Agreed- a new, more secure OS will need other good qualities to actually market itself on.
One idea that could improve both security and the ecosystem would be a capability based design. Separating components through standard protocols/interfaces could enable something like current mobile permissions to be backed by different implementations (including virtualized/sandboxed ones), in some cases swapped out by users like commands in a shell pipeline.
I haven't seen much work in this direction; does anybody think this would or wouldn't work?
It's not always invisible when your computer or phone gets pwn'd and your email account starts sending spam, or your identity gets stolen. I think as the world becomes more technically literate, and insecure systems proliferate, security will become more and more visible. I would at least expect it to be the next competitive battlefield once usability starts settling down (as everyone figures out what does and doesn't work).
It can be partially observed by looking at the amount people in-the-know (the developers, insurance underwriters, auditors, ...) are willing to bet on the security.
The reason security will drive the adoption of a new OS is that little else will drive people away the current ones. In a future where our current architecture is being constantly exploited, then security will finally matter enough to drive us to something new.
Here's why I don't agree. This is a real conversation I had with someone about Heart Bleed:
N: So will I have to change all my passwords?
ME: Yes, you should.
N: That's a lot of work.
ME: Yes, but if you don't someone is likely to break into at least some of your accounts. At least make sure you've changed the password to your mail account, and set up two factor auth [very simplified explanation of what two factor auth involved], and check that all accounts you care about use that mail account for password recovery.
N: I'm not sure if I can be bothered.
This is a relatively technically experienced user.
It fits with other experience I've had, that security is perceived as a hassle until it's too late and then users do the bare minimum, even in the face of ongoing threats.
Corporate users might help drive adoption, but only if the cost and hassle is limited enough, and the damage of not going there is high enough.
The future will tell about Ethos' success. But I think the earlier adopters will be the tech savvy community that wants security & privacy and buys into Ethos' programming model.

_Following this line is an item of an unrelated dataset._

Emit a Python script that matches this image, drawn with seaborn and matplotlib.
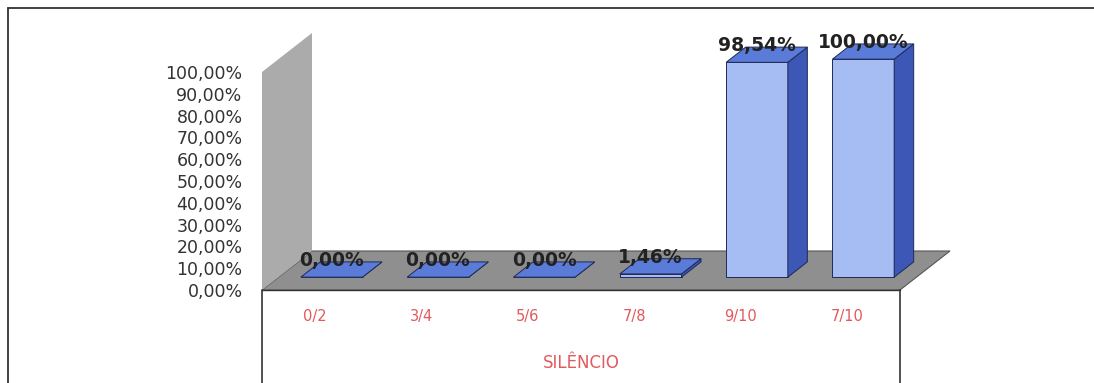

This is probably going to be an unpopular position, but I think it's also important to keep in mind all the arguably beneficial things that insecure and "open not by design, but by neglect/accident/unintent" systems have brought us. Homebrew software on gaming consoles; "jailbreaking" and "rooting" phones; various other hardware/software hacks; leaks of information that have provided important information to the public (including, most ironically, the Snowden/NSA stuff.)
Would living in a world where events like Heartbleed will occasionally occur, but one where we still have the relative freedom to modify, examine, and generally "hack" our software and hardware in ways the original creators didn't approve of, be better than one of "absolute security" and highly restricted, locked-down devices controlled by corporations (and possibly the government)? I think the whole security situation has reached a point where people have to really start thinking about the tradeoffs that are happening, and realise that all this technology - as much as it can protect against external attacks and defend the users - can also be just as easily employed by others to oppress them. Once again, the infamous Ben Franklin quote comes to mind.

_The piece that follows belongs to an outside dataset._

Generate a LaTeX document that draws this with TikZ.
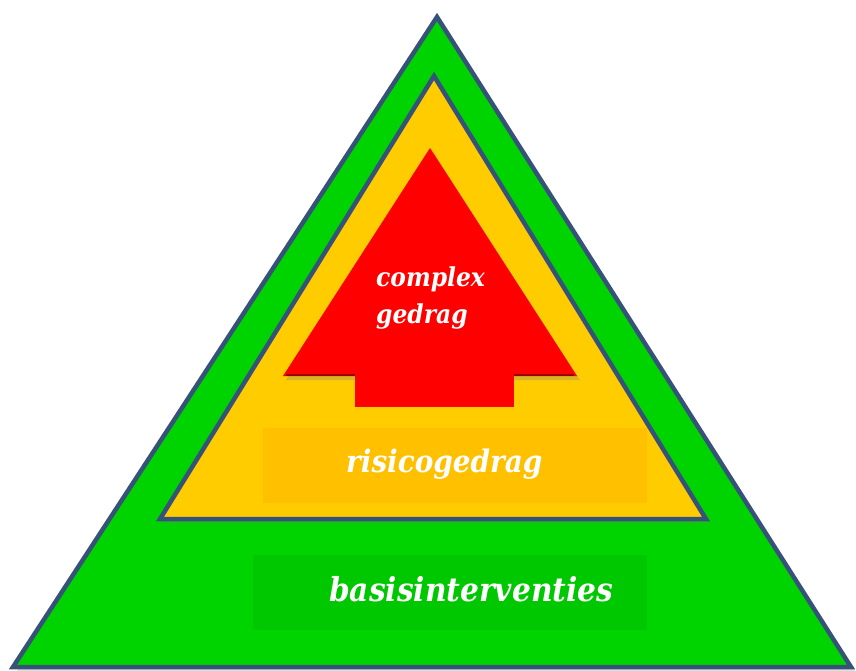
\documentclass[tikz,border=0pt]{standalone}
\usepackage{fontspec}
\newfontfamily\labelfont{DejaVu Serif Condensed}
\usetikzlibrary{shadows}
\definecolor{groen}{RGB}{0,212,0}
\definecolor{groenvak}{RGB}{0,200,0}
\definecolor{geel}{RGB}{255,204,0}
\definecolor{geelvak}{RGB}{255,192,0}
\definecolor{rood}{RGB}{255,0,0}
\definecolor{rand}{RGB}{55,82,120}
\tikzset{laag/.style={line width=4.5pt,line join=miter,draw=rand,drop shadow={shadow xshift=4pt,shadow yshift=-4pt,opacity=.25}}}
\begin{document}
\begin{tikzpicture}[x=1pt,y=-1pt]%
        \useasboundingbox (0,0) rectangle (856,671);%%
        \filldraw[laag,fill=groen] (437,17) -- (851,667) -- (13,667) -- cycle; %%
        \filldraw[laag,fill=geel] (434,76) -- (706,519) -- (160,519) -- cycle; %%
        \fill[rood,drop shadow={shadow xshift=3pt,shadow yshift=-4pt,opacity=.3}] (430,148) -- (577,376) -- (283,376) -- cycle; %%
        \draw[rood!60!black,line width=2pt] (286,375) -- (574,375); %%
        \fill[rood] (355,284) rectangle (514,407); %%
        \fill[geelvak] (263,428) rectangle (647,503); %%
        \fill[groenvak] (253,555) rectangle (647,630); %%
        \begin{scope}
        \tikzstyle{every node}=[text=white,inner sep=0pt] %%
        \node[anchor=base west,align=left,font=\labelfont\bfseries\itshape\fontsize{26}{37}\selectfont] (complex) at (376,323) {complex\\gedrag}; %%
        \node[anchor=base west,font=\labelfont\bfseries\itshape\fontsize{31}{36}\selectfont] (risico) at (346,472) {risicogedrag}; %%
        \node[anchor=base west,font=\labelfont\bfseries\itshape\fontsize{33}{38}\selectfont] (basis) at (329,601) {basisinterventies}; %%
        \end{scope}
\end{tikzpicture}
\end{document}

You raise an interesting point. However, we believe that the difficulty of securing systems makes the world less private and less free, especially as we outsource everything to third parties. A strong software base would allow us to reclaim the high ground, and empower the individual.

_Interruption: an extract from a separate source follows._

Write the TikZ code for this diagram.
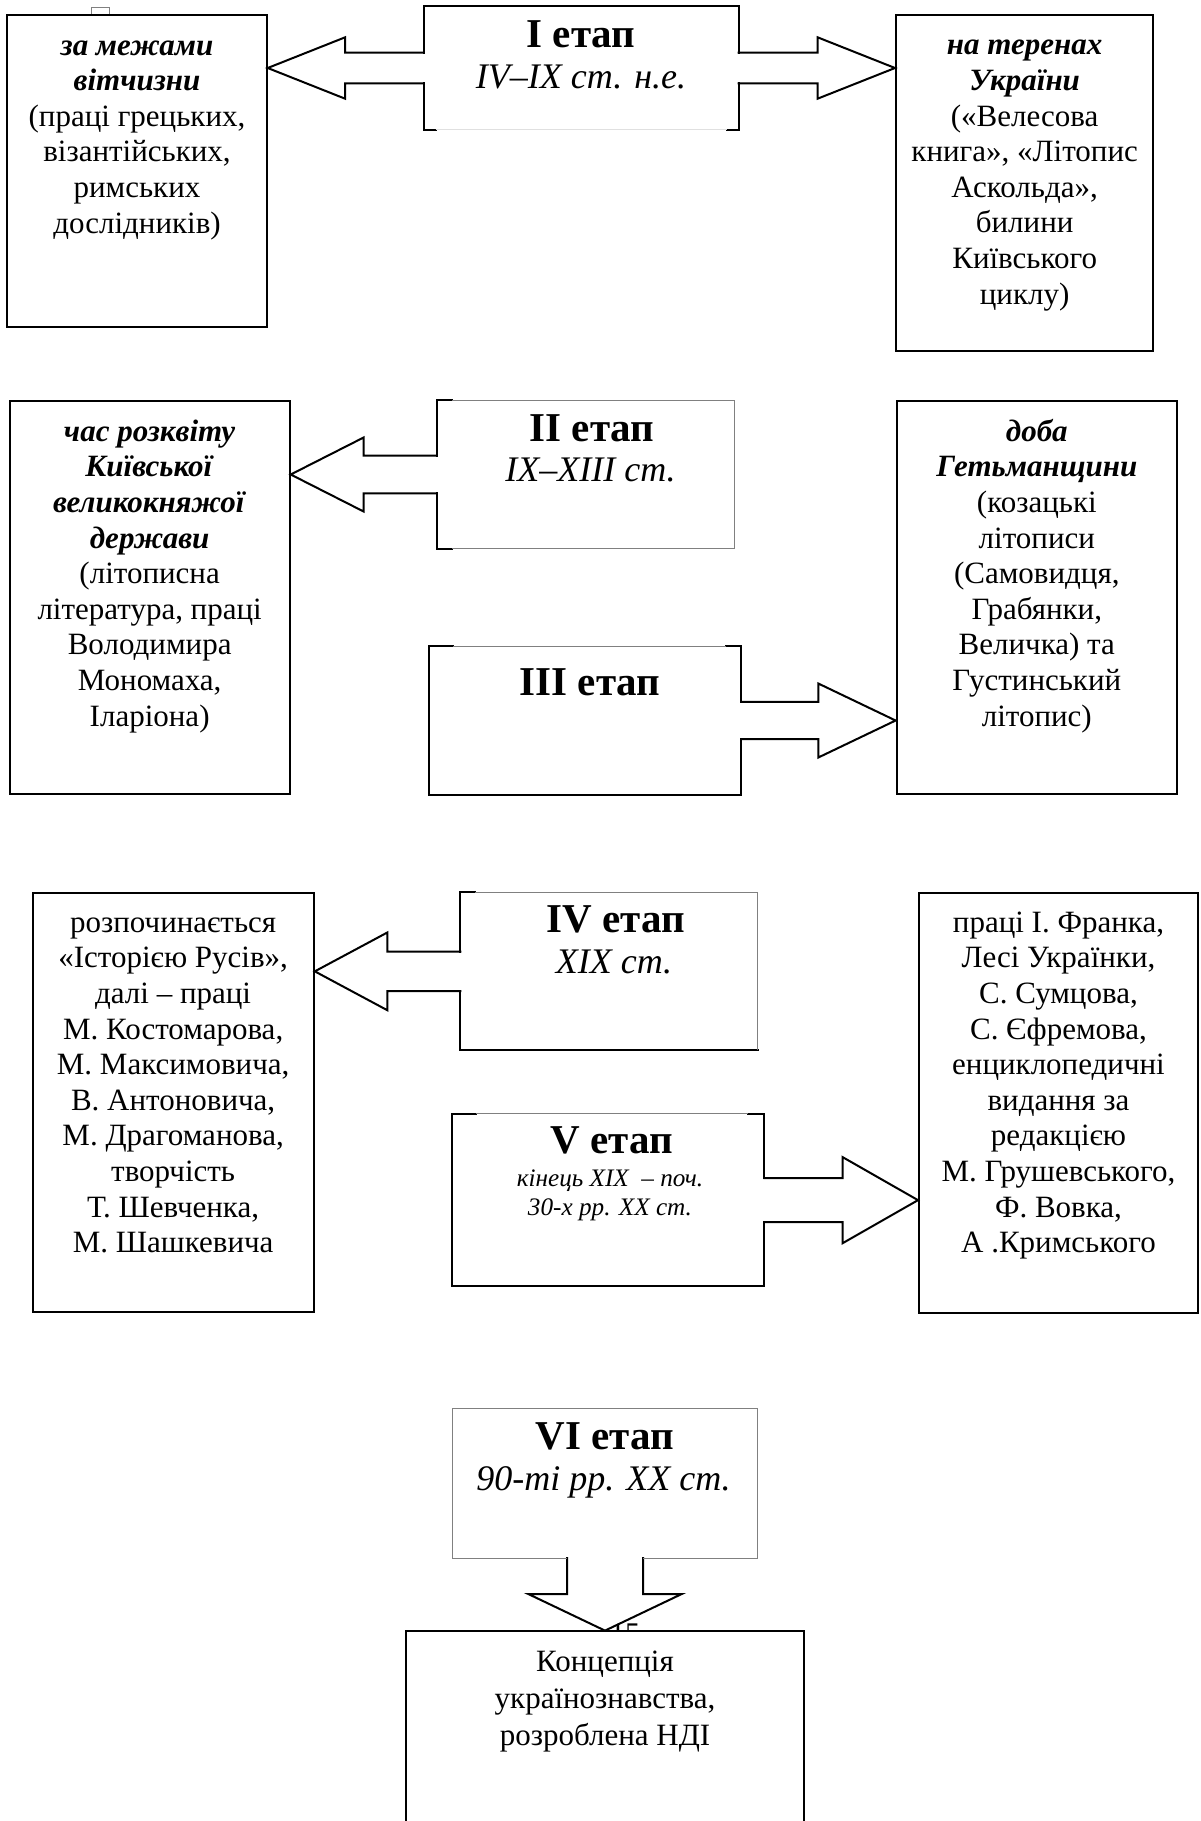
\documentclass[tikz,border=0pt]{standalone}
\usepackage{fontspec}
\setmainfont{Liberation Serif}
\usetikzlibrary{calc}
\tikzset{
  dk/.style={line width=1pt,draw=black,line join=miter,line cap=rect},
  lt/.style={line width=0.5pt,draw=black!50},
  fa/.style={line width=0.5pt,draw=black!12},
  cbox/.style={rectangle,draw=black,line width=1pt,fill=white,inner sep=0pt},
  sbox/.style={rectangle,fill=white,draw=none,inner sep=0pt},
  body/.style={align=center,inner sep=0pt,anchor=base,font=\fontsize{15.5}{17.8}\selectfont},
  ttl/.style={inner sep=0pt,anchor=base,font=\fontsize{20.5}{24}\selectfont\bfseries},
  sub/.style={inner sep=0pt,anchor=base,font=\fontsize{18}{21}\selectfont\itshape},
  subsm/.style={align=center,inner sep=0pt,anchor=base,font=\fontsize{12.6}{14.2}\selectfont\itshape},
}
\newcommand{\bi}[1]{\textbf{\textit{#1}}}
% left-pointing block arrow: #1 stage, #2 target, #3 head-back coordinate, #4 shaft half, #5 head half
\newcommand{\leftblock}[5]{%
  \draw[dk] ($(#1.west)+(0,-#4)$) -- ($(#1.west -| #3)+(0,-#4)$) -- ($(#1.west -| #3)+(0,-#5)$)
    -- (#1.west -| #2.east) -- ($(#1.west -| #3)+(0,#5)$) -- ($(#1.west -| #3)+(0,#4)$) -- ($(#1.west)+(0,#4)$);}
\newcommand{\rightblock}[5]{%
  \draw[dk] ($(#1.east)+(0,-#4)$) -- ($(#1.east -| #3)+(0,-#4)$) -- ($(#1.east -| #3)+(0,-#5)$)
    -- (#1.east -| #2.west) -- ($(#1.east -| #3)+(0,#5)$) -- ($(#1.east -| #3)+(0,#4)$) -- ($(#1.east)+(0,#4)$);}
\begin{document}
\begin{tikzpicture}[x=0.5pt,y=-0.5pt]
\useasboundingbox (0,0) rectangle (1200,1821);
\fill[white] (0,0) rectangle (1200,1821);

% small artifact square above the first box
\draw[lt] (91.7,7.3) rectangle (109.3,24);
% page number partly hidden behind the last box
\node[inner sep=0pt,anchor=base,font=\fontsize{15}{18}\selectfont] (pn) at (625,1643) {15};

% content boxes
\node[cbox,minimum width=129.7pt,minimum height=155.85pt] (A) at (137,170.85) {};
\node[cbox,minimum width=128.65pt,minimum height=167.85pt] (B) at (1024.65,182.85) {};
\node[cbox,minimum width=140.05pt,minimum height=196.8pt] (C) at (149.65,597.5) {};
\node[cbox,minimum width=140.2pt,minimum height=196.8pt] (D) at (1036.8,597.5) {};
\node[cbox,minimum width=140.65pt,minimum height=209.5pt] (E) at (173.15,1102.2) {};
\node[cbox,minimum width=139.5pt,minimum height=210pt] (F) at (1058.5,1102.7) {};
\node[sbox,minimum width=198.3pt,minimum height=95pt] (G) at (605,1726) {};
\draw[dk] (G.south west) -- (G.north west) -- (G.north east) -- (G.south east);

% stage boxes
\node[sbox,minimum width=157.15pt,minimum height=61.3pt] (S1) at (581.15,68) {};
\node[sbox,minimum width=148.35pt,minimum height=73.8pt] (S2) at (585.65,474.5) {};
\node[sbox,minimum width=155.85pt,minimum height=73.8pt] (S3) at (585.15,720.5) {};
\node[sbox,minimum width=148.3pt,minimum height=78.65pt] (S4) at (609,971.35) {};
\node[sbox,minimum width=155.65pt,minimum height=85.85pt] (S5) at (608.35,1200.15) {};
\node[sbox,minimum width=152.3pt,minimum height=74.35pt] (S6) at (605,1483.35) {};

\coordinate (hb1l) at (345,68);
\coordinate (hb1r) at (817.7,68);
\coordinate (hb2) at (363.6,474.5);
\coordinate (hb3) at (818.3,720.5);
\coordinate (hb4) at (387.3,971);
\coordinate (hb5) at (842.7,1200);
\coordinate (hb6) at (605,1594);

% block arrows
\leftblock{S1}{A}{hb1l}{15.3}{30.65}
\rightblock{S1}{B}{hb1r}{15.3}{30.65}
\leftblock{S2}{C}{hb2}{18.8}{37}
\rightblock{S3}{D}{hb3}{18.65}{37}
\leftblock{S4}{E}{hb4}{19.85}{38.85}
\rightblock{S5}{F}{hb5}{22}{43}
\draw[dk] ($(S6.south)+(-38,0)$) -- ($(S6.south |- hb6)+(-38,0)$) -- ($(S6.south |- hb6)+(-76.7,0)$)
  -- (S6.south |- G.north) -- ($(S6.south |- hb6)+(76.7,0)$) -- ($(S6.south |- hb6)+(38,0)$) -- ($(S6.south)+(38,0)$);

% stage box outlines
\draw[dk] ($(S1.west)+(0,-15.3)$) -- (S1.north west) -- (S1.north east) -- ($(S1.east)+(0,-15.3)$);
\draw[dk] ($(S1.west)+(0,15.3)$) -- (S1.south west) -- ($(S1.south west)+(12,0)$);
\draw[dk] ($(S1.east)+(0,15.3)$) -- (S1.south east) -- ($(S1.south east)+(-12,0)$);
\draw[fa] ($(S1.south west)+(12,0)$) -- ($(S1.south east)+(-12,0)$);

\draw[dk] ($(S2.south west)+(15,0)$) -- (S2.south west) -- ($(S2.west)+(0,18.8)$);
\draw[dk] ($(S2.west)+(0,-18.8)$) -- (S2.north west) -- ($(S2.north west)+(15,0)$);
\draw[lt] ($(S2.north west)+(15,0)$) -- (S2.north east) -- (S2.south east) -- ($(S2.south west)+(15,0)$);

\draw[dk] ($(S3.north west)+(24,0)$) -- (S3.north west) -- (S3.south west) -- (S3.south east) -- ($(S3.east)+(0,18.65)$);
\draw[dk] ($(S3.east)+(0,-18.65)$) -- (S3.north east) -- ($(S3.north east)+(-15,0)$);
\draw[lt] ($(S3.north west)+(24,0)$) -- ($(S3.north east)+(-15,0)$);

\draw[dk] ($(S4.north west)+(15,0)$) -- (S4.north west) -- ($(S4.west)+(0,-19.85)$);
\draw[dk] ($(S4.west)+(0,19.85)$) -- (S4.south west) -- (S4.south east);
\draw[lt] ($(S4.north west)+(15,0)$) -- (S4.north east) -- (S4.south east);

\draw[dk] ($(S5.north west)+(24,0)$) -- (S5.north west) -- (S5.south west) -- (S5.south east) -- ($(S5.east)+(0,22)$);
\draw[dk] ($(S5.east)+(0,-22)$) -- (S5.north east) -- ($(S5.north east)+(-16,0)$);
\draw[lt] ($(S5.north west)+(24,0)$) -- ($(S5.north east)+(-16,0)$);

\draw[lt] ($(S6.south)+(-38,0)$) -- (S6.south west) -- (S6.north west) -- (S6.north east) -- (S6.south east) -- ($(S6.south)+(38,0)$);

% stage texts (anchor=base of a multi-line node is its last line)
\node[ttl] (t1) at (581,47) {I етап};
\node[sub] (d1) at (581,88) {IV–IX ст. н.е.};
\node[ttl] (t2) at (592,441.7) {II етап};
\node[sub] (d2) at (590.5,481.7) {IX–XIII ст.};
\node[ttl] (t3) at (590,695) {III етап};
\node[ttl] (t4) at (615.5,932.3) {IV етап};
\node[sub] (d4) at (614,973.3) {XIX ст.};
\node[ttl] (t5) at (611.5,1153.3) {V етап};
\node[subsm] (d5) at (610,1215) {кінець XIX\ \ – поч.\\30-х рр. XX ст.};
\node[ttl] (t6) at (605,1449) {VI етап};
\node[sub] (d6) at (603.5,1490) {90-ті рр. XX ст.};

% content texts (placed by the baseline of their last line)
\node[body] (At) at (137,233) {\bi{за межами}\\\bi{вітчизни}\\(праці грецьких,\\візантійських,\\римських\\дослідників)};
\node[body] (Bt) at (1024.65,304) {\bi{на теренах}\\\bi{України}\\(«Велесова\\книга», «Літопис\\Аскольда»,\\билини\\Київського\\циклу)};
\node[body] (Ct) at (149.65,726) {\bi{час розквіту}\\\bi{Київської}\\\bi{великокняжої}\\\bi{держави}\\(літописна\\література, праці\\Володимира\\Мономаха,\\Іларіона)};
\node[body] (Dt) at (1036.8,726) {\bi{доба}\\\bi{Гетьманщини}\\(козацькі\\літописи\\(Самовидця,\\Грабянки,\\Величка) та\\Густинський\\літопис)};
\node[body] (Et) at (173.15,1252.6) {розпочинається\\«Історією Русів»,\\далі – праці\\М. Костомарова,\\М. Максимовича,\\В. Антоновича,\\М. Драгоманова,\\творчість\\Т. Шевченка,\\М. Шашкевича};
\node[body] (Ft) at (1058.5,1252.6) {праці І. Франка,\\Лесі Українки,\\С. Сумцова,\\С. Єфремова,\\енциклопедичні\\видання за\\редакцією\\М. Грушевського,\\Ф. Вовка,\\А .Кримського};
\node[body,font=\fontsize{15.5}{18.5}\selectfont] (Gt) at (605,1745) {Концепція\\українознавства,\\розроблена НДІ};
\end{tikzpicture}
\end{document}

>The need which will drive new OS adoption is security.
Yet Microsoft XP/7/8 are arguably the most insecure operation systems, and the BSD flavors are arguably the most secure, yet have the lowest adoption rate.
People don't care about security they care about usability and simplicity.
But this is at odds with your previous observation, that BSDs have low adoption. They are vastly more simple than typical linux distros, a fact that linux users complain about when trying out a BSD system.
But security is a policy, it's something dynamic. Not static, that's why the OpenBSD moto is a silly as it gets.
Of course design matters, a system designed from groun-up to be secure but even a Linux server with properly configured kernel patchets (grsec), process accounting, iptables, IDS, etc. Can be virtually impenetrable. Same goes for OpenBSD.
Secure operating systems are not new. IIRC Vax/VMS was build from ground-up with security in mind and was deployed by the military. Then exploits security issues started popping up.
Regardless as to wether or not Ethos is the next widespread OS, that line rings very true.